The Charlottenberg Palace, Berlin. Photo (c) 2000 Bill Newman

The music of Boris Blacher, born in China, moving to Berlin in 1922 where he also studied architecture and mathematics, is seldom performed in England, outside the Paganini Variations, Music for Orchestra, Piano Concerto. So it was doubly welcome to hear the String Quartets 2 and 3, where subtle mixes of Strauss, Debussy and Ravel also featured ventures into bitonality.

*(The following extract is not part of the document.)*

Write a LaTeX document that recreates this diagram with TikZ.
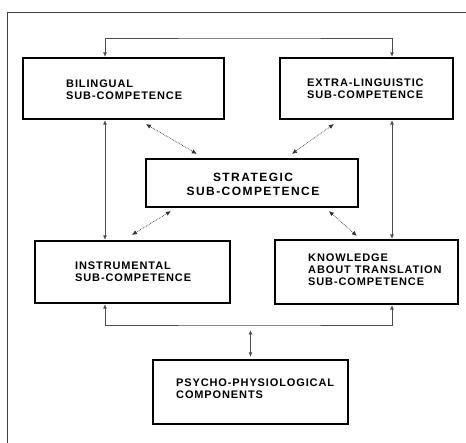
\documentclass[tikz,border=0pt]{standalone}
\usepackage{fontspec}
\setmainfont{Liberation Sans}
\newfontfamily\boxfont[LetterSpace=8]{Liberation Sans}
\newfontfamily\strategicfont[LetterSpace=12]{Liberation Sans}
\usetikzlibrary{arrows.meta}
\begin{document}
\begin{tikzpicture}
[x=1pt,y=-1pt,
  boxdecorate/.style={shape=rectangle,draw,line width=2.2pt,inner sep=0pt},%
  textdecorate/.style={inner sep=0pt,align=left,font=\boxfont\bfseries\fontsize{11}{11.8}\selectfont},%
  linedecorate/.style={draw=black!70,line width=0.8pt,{Latex[length=4.5pt,width=4pt]}-{Latex[length=4.5pt,width=4pt]}},%
  diagdecorate/.style={draw=black!80,line width=0.7pt,densely dotted,{Latex[length=5pt,width=4.5pt]}-{Latex[length=5pt,width=4.5pt]}}]
\useasboundingbox (0,0) rectangle (466,443);
%% frame
\draw[black!75,line width=0.8pt] (7,443) -- (7,12) -- (466,12);
%% boxes
\foreach \nodename/\x/\y/\w/\h in {bilingual/123.5/88.5/201/61, extra/366.5/88.5/173/61,
  strategic/252/183/212/48, instrumental/132.5/272/195/62,
  knowledge/366.5/272/183/64, psycho/250.5/392/195/64} {
  \node (\nodename) at (\x,\y) [boxdecorate,minimum width=\w pt,minimum height=\h pt] {};
}
%% texts
\node (bilingual-t) at (66,90) [textdecorate,anchor=west] {BILINGUAL\\SUB-COMPETENCE};
\node (extra-t) at (307,89) [textdecorate,anchor=west] {EXTRA-LINGUISTIC\\SUB-COMPETENCE};
\node (strategic-t) at (253,184) [textdecorate,align=center,font=\strategicfont\bfseries\fontsize{12}{14}\selectfont] {STRATEGIC\\SUB-COMPETENCE};
\node (instrumental-t) at (75,272) [textdecorate,anchor=west] {INSTRUMENTAL\\SUB-COMPETENCE};
\node (knowledge-t) at (308,270) [textdecorate,anchor=west] {KNOWLEDGE\\ABOUT TRANSLATION\\SUB-COMPETENCE};
\node (psycho-t) at (176,389) [textdecorate,anchor=west] {PSYCHO-PHYSIOLOGICAL\\COMPONENTS};
%% connector columns and bars
\coordinate (leftcol) at (105,0);
\coordinate (rightcol) at (392,0);
\coordinate (topbar) at (250,38);
\coordinate (bottombar) at (250,325);
\coordinate (psychoarrow) at (250.5,330);
%% edges or lines
\draw[linedecorate] (bilingual.north -| leftcol) |- (topbar) -| (extra.north -| rightcol);
\draw[linedecorate] (instrumental.south -| leftcol) |- (bottombar) -| (knowledge.south -| rightcol);
\draw[linedecorate] (bilingual.south -| leftcol) -- (instrumental.north -| leftcol);
\draw[linedecorate] (extra.south -| rightcol) -- (knowledge.north -| rightcol);
\draw[linedecorate,shorten >=2pt] (psychoarrow) -- (psycho.north);
%% diagonal links round the strategic box
\draw[diagdecorate] ([shift={(124,4)}]bilingual.south west) -- ([shift={(52,-4)}]strategic.north west);
\draw[diagdecorate] ([shift={(55,4)}]extra.south west) -- ([shift={(147,-4)}]strategic.north west);
\draw[diagdecorate] ([shift={(26,3)}]strategic.south west) -- ([shift={(98,-5)}]instrumental.north west);
\draw[diagdecorate] ([shift={(184,3)}]strategic.south west) -- ([shift={(83,-3)}]knowledge.north west);
\end{tikzpicture}
\end{document}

Once again, the admirable Petersen Quartet brought immense versatility and verve to music, not without its jazz influences, that should be performed with greater frequency. Even more interesting was the Piano Trio (including the Quartet's violin and cello) and the Sonatas for violin alone, and violin and piano. Blacher's son Kolja, a violinist of immense calibre, and pianist Olaf Dressler brought to it an authentic touch that embraces the same instrumental visions as Bartók writing in the same medium, yet it all sounded so wonderfully compact, with no wastage or overuse of resources at the same time.

The most challenging piece -- Ornamente -- required Kolja's few words of introduction. Here, Blacher operates a rhythmical process called 'variable metres' where systematic changes take place according to their mathematical relationships.

Akiko Suwanai at the 2000 Berlin Festival on 29 September. Photo (c) Bill Newman

The final chamber concert I attended was devoted to Prokofiev -- Cinq mélodies Op.35b, Piano Sonata No 2, the Sonata for violin solo and the Sonata No 1 in F minor Op 80 for violin and piano -- by the Japanese duo Akiko Suwanai, violin and Momo Kodama, piano. Suwanai, far more successful in Prokofiev than in Ravel (read later) has the commanding stature to encompass all the musical/technical problems, and bearing in mind that the composer wrote with authority for both instruments, Kodama proved a first rate partner.